And sure, “being creative” can often be challenging and expensive but I’m here to tell you that video chatting is neither of those things. It’s the easiest and cheapest gift you could give yourself right now.

On a recent Google Hangouts video chat, one friend was wearing a hat and then we all did. We all talked about whether we could wink, whistle or snap. I performed all three feats at once, to prove I could. I did, sort of (I’m a terrible winker). We laughed.

Video chatting is also a refreshing reminder that people are OK. And I think we need that right now. It’s too easy to get into panic mode. The mode that leads to shortages of Lysol wipes. To tuna hysteria.

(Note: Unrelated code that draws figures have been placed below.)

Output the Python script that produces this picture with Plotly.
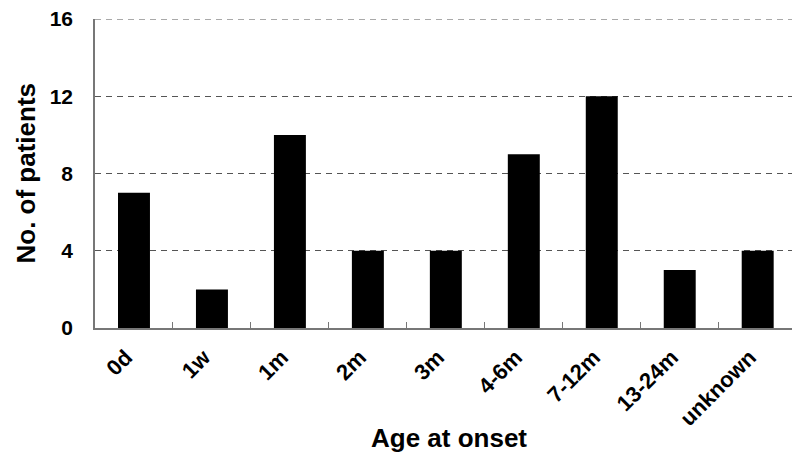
import plotly.graph_objects as go

categories = ["0d", "1w", "1m", "2m", "3m", "4-6m", "7-12m", "13-24m", "unknown"]
patients = [7, 2, 10, 4, 4, 9, 12, 3, 4]
y_ticks = [0, 4, 8, 12, 16]
x_title = "Age at onset"
y_title = "No. of patients"

font_family = "Arial, Liberation Sans, sans-serif"
grid_color = "#555"
grid_dash = "6px,5px"

fig = go.Figure(go.Bar(
    x=categories, y=patients,
    marker=dict(color="black", line=dict(color="black", width=0)),
    width=0.41,
))

fig.update_layout(
    width=792, height=453,
    margin=dict(l=95, r=0, t=19, b=125),
    plot_bgcolor="white", paper_bgcolor="white",
    showlegend=False,
    font=dict(family=font_family, color="black"),
    xaxis=dict(
        range=[-0.5, 8.44],
        tickangle=-45,
        tickfont=dict(size=22, weight="bold", family=font_family),
        ticks="inside", ticklen=6, tickcolor="#777", tickson="boundaries",
        ticklabelstandoff=6, ticklabelshift=-8,
        showline=True, linecolor="#777", linewidth=1.5,
        showgrid=False, automargin=False,
    ),
    yaxis=dict(
        range=[0, 16],
        tickvals=y_ticks,
        tickfont=dict(size=21, weight="bold", family=font_family),
        showline=True, linecolor="#777", linewidth=1.5,
        showgrid=True, gridcolor=grid_color, griddash=grid_dash, gridwidth=1,
        zeroline=False, automargin=False,
        ticks="", ticklabelstandoff=16,
    ),
    annotations=[
        dict(text=x_title, xref="paper", yref="paper", x=0.508, y=0,
             yshift=-110, xanchor="center", yanchor="middle", showarrow=False,
             font=dict(size=26, weight="bold", family=font_family)),
        dict(text=y_title, xref="paper", yref="paper", x=0, y=0.5,
             xshift=-70, textangle=-90, xanchor="center", yanchor="middle",
             showarrow=False,
             font=dict(size=26, weight="bold", family=font_family)),
    ],
)

fig.add_hline(y=y_ticks[-1], line=dict(color=grid_color, width=1, dash=grid_dash), layer="below")

fig.write_html("out.html", config={"displayModeBar": False},
               post_script="document.body.style.margin='0';")
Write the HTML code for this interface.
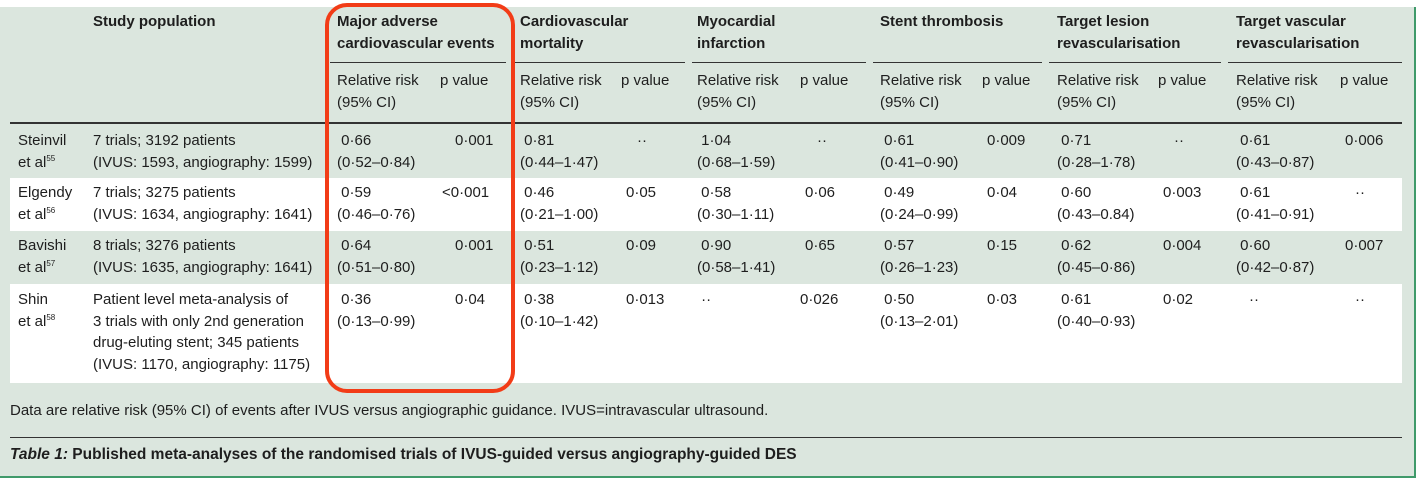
<!DOCTYPE html>
<html><head><meta charset="utf-8"><style>
body{margin:0;width:1417px;height:479px;background:#fff;position:relative;overflow:hidden;font-family:"Liberation Sans",sans-serif;color:#1e1e1e;font-size:15px;}
.panel{position:absolute;left:0;top:7px;width:1414px;height:469px;background:#dbe6de;border-right:2px solid #3f9a6a;border-bottom:2px solid #3f9a6a;}
.w{position:absolute;left:10px;width:1392px;background:#fff;}
.t{position:absolute;line-height:21.5px;white-space:nowrap;}
.b{font-weight:bold;}
.hl{position:absolute;height:1px;background:#333;}
sup{font-size:8px;vertical-align:6px;line-height:0;}
.red{position:absolute;left:325px;top:3px;width:182px;height:382px;border:4px solid #f23c17;border-radius:22px;}
</style></head><body>
<div class="panel"></div>
<div class="w" style="top:178px;height:53px"></div>
<div class="w" style="top:284px;height:99px"></div>
<div class="hl" style="left:330px;width:176px;top:62px"></div>
<div class="hl" style="left:513px;width:172px;top:62px"></div>
<div class="hl" style="left:692px;width:174px;top:62px"></div>
<div class="hl" style="left:873px;width:169px;top:62px"></div>
<div class="hl" style="left:1049px;width:172px;top:62px"></div>
<div class="hl" style="left:1228px;width:174px;top:62px"></div>
<div class="hl" style="left:10px;width:1392px;top:122px;height:1.5px"></div>
<div class="hl" style="left:10px;width:1392px;top:437px"></div>

<div class="t b" style="left:93px;top:11px">Study population</div>
<div class="t b" style="left:337px;top:11px">Major adverse<br>cardiovascular events</div>
<div class="t b" style="left:520px;top:11px">Cardiovascular<br>mortality</div>
<div class="t b" style="left:697px;top:11px">Myocardial<br>infarction</div>
<div class="t b" style="left:880px;top:11px">Stent thrombosis</div>
<div class="t b" style="left:1057px;top:11px">Target lesion<br>revascularisation</div>
<div class="t b" style="left:1236px;top:11px">Target vascular<br>revascularisation</div>

<div class="t" style="left:337px;top:70px">Relative risk<br>(95% CI)</div><div class="t" style="left:440px;top:70px">p value</div>
<div class="t" style="left:520px;top:70px">Relative risk<br>(95% CI)</div><div class="t" style="left:621px;top:70px">p value</div>
<div class="t" style="left:697px;top:70px">Relative risk<br>(95% CI)</div><div class="t" style="left:800px;top:70px">p value</div>
<div class="t" style="left:880px;top:70px">Relative risk<br>(95% CI)</div><div class="t" style="left:982px;top:70px">p value</div>
<div class="t" style="left:1057px;top:70px">Relative risk<br>(95% CI)</div><div class="t" style="left:1158px;top:70px">p value</div>
<div class="t" style="left:1236px;top:70px">Relative risk<br>(95% CI)</div><div class="t" style="left:1340px;top:70px">p value</div>

<div class="t" style="left:18px;top:130px">Steinvil<br>et al<sup>55</sup></div>
<div class="t" style="left:93px;top:130px">7 trials; 3192 patients<br>(IVUS: 1593, angiography: 1599)</div>
<div class="t" style="left:337px;top:130px">&nbsp;0·66<br>(0·52–0·84)</div><div class="t" style="left:455px;top:130px">0·001</div>
<div class="t" style="left:520px;top:130px">&nbsp;0·81<br>(0·44–1·47)</div><div class="t" style="left:637px;top:130px">··</div>
<div class="t" style="left:697px;top:130px">&nbsp;1·04<br>(0·68–1·59)</div><div class="t" style="left:817px;top:130px">··</div>
<div class="t" style="left:880px;top:130px">&nbsp;0·61<br>(0·41–0·90)</div><div class="t" style="left:987px;top:130px">0·009</div>
<div class="t" style="left:1057px;top:130px">&nbsp;0·71<br>(0·28–1·78)</div><div class="t" style="left:1174px;top:130px">··</div>
<div class="t" style="left:1236px;top:130px">&nbsp;0·61<br>(0·43–0·87)</div><div class="t" style="left:1345px;top:130px">0·006</div>

<div class="t" style="left:18px;top:182px">Elgendy<br>et al<sup>56</sup></div>
<div class="t" style="left:93px;top:182px">7 trials; 3275 patients<br>(IVUS: 1634, angiography: 1641)</div>
<div class="t" style="left:337px;top:182px">&nbsp;0·59<br>(0·46–0·76)</div><div class="t" style="left:442px;top:182px">&lt;0·001</div>
<div class="t" style="left:520px;top:182px">&nbsp;0·46<br>(0·21–1·00)</div><div class="t" style="left:626px;top:182px">0·05</div>
<div class="t" style="left:697px;top:182px">&nbsp;0·58<br>(0·30–1·11)</div><div class="t" style="left:805px;top:182px">0·06</div>
<div class="t" style="left:880px;top:182px">&nbsp;0·49<br>(0·24–0·99)</div><div class="t" style="left:987px;top:182px">0·04</div>
<div class="t" style="left:1057px;top:182px">&nbsp;0·60<br>(0·43–0.84)</div><div class="t" style="left:1163px;top:182px">0·003</div>
<div class="t" style="left:1236px;top:182px">&nbsp;0·61<br>(0·41–0·91)</div><div class="t" style="left:1355px;top:182px">··</div>

<div class="t" style="left:18px;top:235px">Bavishi<br>et al<sup>57</sup></div>
<div class="t" style="left:93px;top:235px">8 trials; 3276 patients<br>(IVUS: 1635, angiography: 1641)</div>
<div class="t" style="left:337px;top:235px">&nbsp;0·64<br>(0·51–0·80)</div><div class="t" style="left:455px;top:235px">0·001</div>
<div class="t" style="left:520px;top:235px">&nbsp;0·51<br>(0·23–1·12)</div><div class="t" style="left:626px;top:235px">0·09</div>
<div class="t" style="left:697px;top:235px">&nbsp;0·90<br>(0·58–1·41)</div><div class="t" style="left:805px;top:235px">0·65</div>
<div class="t" style="left:880px;top:235px">&nbsp;0·57<br>(0·26–1·23)</div><div class="t" style="left:987px;top:235px">0·15</div>
<div class="t" style="left:1057px;top:235px">&nbsp;0·62<br>(0·45–0·86)</div><div class="t" style="left:1163px;top:235px">0·004</div>
<div class="t" style="left:1236px;top:235px">&nbsp;0·60<br>(0·42–0·87)</div><div class="t" style="left:1345px;top:235px">0·007</div>

<div class="t" style="left:18px;top:289px">Shin<br>et al<sup>58</sup></div>
<div class="t" style="left:93px;top:289px">Patient level meta-analysis of<br>3 trials with only 2nd generation<br>drug-eluting stent; 345 patients<br>(IVUS: 1170, angiography: 1175)</div>
<div class="t" style="left:337px;top:289px">&nbsp;0·36<br>(0·13–0·99)</div><div class="t" style="left:455px;top:289px">0·04</div>
<div class="t" style="left:520px;top:289px">&nbsp;0·38<br>(0·10–1·42)</div><div class="t" style="left:626px;top:289px">0·013</div>
<div class="t" style="left:697px;top:289px">&nbsp;··</div><div class="t" style="left:800px;top:289px">0·026</div>
<div class="t" style="left:880px;top:289px">&nbsp;0·50<br>(0·13–2·01)</div><div class="t" style="left:987px;top:289px">0·03</div>
<div class="t" style="left:1057px;top:289px">&nbsp;0·61<br>(0·40–0·93)</div><div class="t" style="left:1163px;top:289px">0·02</div>
<div class="t" style="left:1249px;top:289px">··</div><div class="t" style="left:1355px;top:289px">··</div>

<div class="t" style="left:10px;top:400px;font-size:15px">Data are relative risk (95% CI) of events after IVUS versus angiographic guidance. IVUS=intravascular ultrasound.</div>
<div class="t b" style="left:10px;top:444px;font-size:15.5px"><i>Table 1:</i> Published meta-analyses of the randomised trials of IVUS-guided versus angiography-guided DES</div>

<div class="red"></div>
</body></html>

So when the kids go to sleep, wouldn’t it be nice to pour a cup of tea or a glass of wine, and call a friend who is doing the same thing? Maybe you get back to life a little, and talk about something other than COVID-19.

"Whatever — if only for a moment. Wouldn’t that be nice? It sounds really nice to me, like lighting a really expensive candle."

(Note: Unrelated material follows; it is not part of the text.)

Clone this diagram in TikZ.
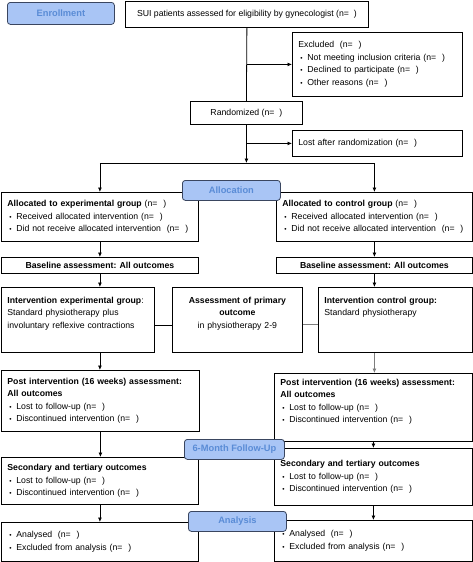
\documentclass[tikz,border=0pt]{standalone}
\usepackage{fontspec}
\setmainfont{Liberation Sans}
\usepackage{tikz}
\usetikzlibrary{arrows.meta, positioning}
\definecolor{stagefill}{RGB}{169, 197, 245}
\definecolor{stageedge}{RGB}{58, 70, 96}
\definecolor{stagetext}{RGB}{90, 140, 214}
\definecolor{linegray}{RGB}{125, 125, 125}
\newcommand{\bul}{\hspace*{2pt}\makebox[7pt][l]{\fontsize{6.5}{6}\selectfont\textbullet}}

\begin{document}
\begin{tikzpicture}[x=1pt, y=-1pt,
  every node/.style={font=\fontsize{8.7}{12.5}\selectfont},
  box/.style={draw, line width=0.8pt, anchor=north west, inner xsep=6pt, inner ysep=3pt},
  cbox/.style 2 args={box, minimum width=#1, minimum height=#2, inner sep=0pt},
  listbox/.style 2 args={box, minimum width=#1, text width=#1-12pt, minimum height=#2, align=left},
  topbox/.style 2 args={text height=#1, text depth=#2},
  stage/.style 2 args={draw=stageedge, fill=stagefill, line width=0.8pt, rounded corners=3pt,
    text=stagetext, font=\bfseries\fontsize{9.3}{11}\selectfont, anchor=north west,
    minimum width=#1, minimum height=#2, inner sep=0pt},
  line/.style={line width=0.8pt},
  arr/.style={line, -{Latex[length=4.5pt, width=4pt]}}]

\useasboundingbox (0,0) rectangle (473,562);

% Enrollment
\node[cbox={243pt}{26pt}] (sui) at (125,1) {SUI patients assessed for eligibility by gynecologist (n=~~)};
\node[listbox={170pt}{64pt}] (excl) at (292,32) {%
  Excluded~~(n=~~)\\
  \bul Not meeting inclusion criteria (n=~~)\\
  \bul Declined to participate (n=~~)\\
  \bul Other reasons (n=~~)};
\node[cbox={112pt}{23pt}] (rand) at (190,101) {Randomized (n=~~)};
\node[listbox={170pt}{26pt}] (lost) at (292,130) {Lost after randomization (n=~~)};

% Allocation
\node[listbox={197pt}{49pt}] (allocE) at (1,192) {%
  \textbf{Allocated to experimental group} (n=~~)\\
  \bul Received allocated intervention (n=~~)\\
  \bul Did not receive allocated intervention~~(n=~~)};
\node[listbox={196pt}{49pt}] (allocC) at (276,192) {%
  \textbf{Allocated to control group} (n=~~)\\
  \bul Received allocated intervention (n=~~)\\
  \bul Did not receive allocated intervention~~(n=~~)};

\node[cbox={197pt}{16pt}] (baseE) at (1,257) {\textbf{Baseline assessment: All outcomes}};
\node[cbox={196pt}{16pt}] (baseC) at (276,257) {\textbf{Baseline assessment: All outcomes}};

\node[listbox={153pt}{65pt}, topbox={13pt}{46pt}] (intE) at (1,287) {%
  \textbf{Intervention experimental group}:\\
  Standard physiotherapy plus\\
  involuntary reflexive contractions};
\node[listbox={130pt}{65pt}, topbox={13pt}{46pt}, align=center] (assess) at (172,287) {%
  \textbf{Assessment of primary}\\
  \textbf{outcome}\\
  in physiotherapy 2-9};
\node[listbox={154pt}{65pt}, topbox={13pt}{46pt}] (intC) at (318,287) {%
  \textbf{Intervention control group:}\\
  Standard physiotherapy};

% Follow-up
\node[listbox={198pt}{61pt}] (postE) at (1,370) {%
  \textbf{Post intervention (16 weeks) assessment:}\\
  \textbf{All outcomes}\\
  \bul Lost to follow-up (n=~~)\\
  \bul Discontinued intervention (n=~~)};
\node[listbox={198pt}{68pt}, topbox={9pt}{53pt}] (postC) at (274,373) {%
  \textbf{Post intervention (16 weeks) assessment:}\\
  \textbf{All outcomes}\\
  \bul Lost to follow-up (n=~~)\\
  \bul Discontinued intervention (n=~~)};

\node[listbox={197pt}{47pt}] (secE) at (1,457) {%
  \textbf{Secondary and tertiary outcomes}\\
  \bul Lost to follow-up (n=~~)\\
  \bul Discontinued intervention (n=~~)};
\node[listbox={198pt}{57pt}] (secC) at (274,448) {%
  \textbf{Secondary and tertiary outcomes}\\
  \bul Lost to follow-up (n=~~)\\
  \bul Discontinued intervention (n=~~)};

% Analysis
\node[listbox={197pt}{39pt}] (anE) at (1,522) {%
  \bul Analysed~~(n=~~)\\
  \bul Excluded from analysis (n=~~)};
\node[listbox={198pt}{41pt}] (anC) at (274,520) {%
  \bul Analysed~~(n=~~)\\
  \bul Excluded from analysis (n=~~)};

% connectors
\coordinate (exclfork) at (sui.south |- excl.west);
\coordinate (lostfork) at (rand.south |- lost.west);
\coordinate (split) at (rand.south |- 0,163);

\draw[line] (sui.south) -- (rand.north);
\draw[arr] (exclfork) -- (excl.west);
\draw[arr] (rand.south) -- (split);
\draw[arr] (lostfork) -- (lost.west);
\draw[line] (allocE.north |- split) -- (allocC.north |- split);
\draw[arr] (allocE.north |- split) -- (allocE.north);
\draw[arr] (allocC.north |- split) -- (allocC.north);

\draw[arr] (allocE) -- (baseE);
\draw[arr] (baseE.south) -- (baseE.south |- intE.north);
\draw[arr] (baseE.south |- intE.south) -- (baseE.south |- postE.north);
\draw[arr] (postE.south) -- (postE.south |- secE.north);
\draw[arr] (secE) -- (anE);

\draw[line] ([yshift=-5pt]intE.east) -- ([yshift=-5pt]intE.east -| assess.west);
\draw[line, linegray] ([yshift=-4pt]assess.east) -- ([yshift=-4pt]assess.east -| intC.west);

\draw[arr] (allocC) -- (baseC);
\draw[arr] (baseC.south) -- (baseC.south |- intC.north);
\draw[arr, linegray] (baseC.south |- intC.south) -- (baseC.south |- postC.north);
\draw[arr] (postC) -- (secC);
\draw[arr] (secC) -- (anC);

% stage labels on top
\node[stage={107pt}{22pt}] (enrol) at (7,2) {Enrollment};
\node[stage={98pt}{20pt}] (alloc) at (182,180) {Allocation};
\node[stage={100pt}{20pt}] (fu) at (184,439) {6-Month Follow-Up};
\node[stage={98pt}{20pt}] (anl) at (188,511) {Analysis};

\end{tikzpicture}
\end{document}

Complain about your partner. Or that gross poop your one kid did. Whatever — if only for a moment. Wouldn’t that be nice? It sounds really nice to me, like lighting a really expensive candle.

And in the morning, when the kids are all energized, maybe it might be nice to reach out to a relative and book a video call. There’s always value in pausing, but it’s better to pause in pleasant company — so call a grandparent, a cousin, a parent or friend. Remind yourself that this too shall pass, but for now, family can still be important. And you can be there, just in a different way.

At a time when we’re being advised to disconnect, there’s no better gift to yourself than a connection.

Hell, I’ve even scheduled a Whatsapp date. Because I need to live my damn life.

Video chatting: try it. Take your life back.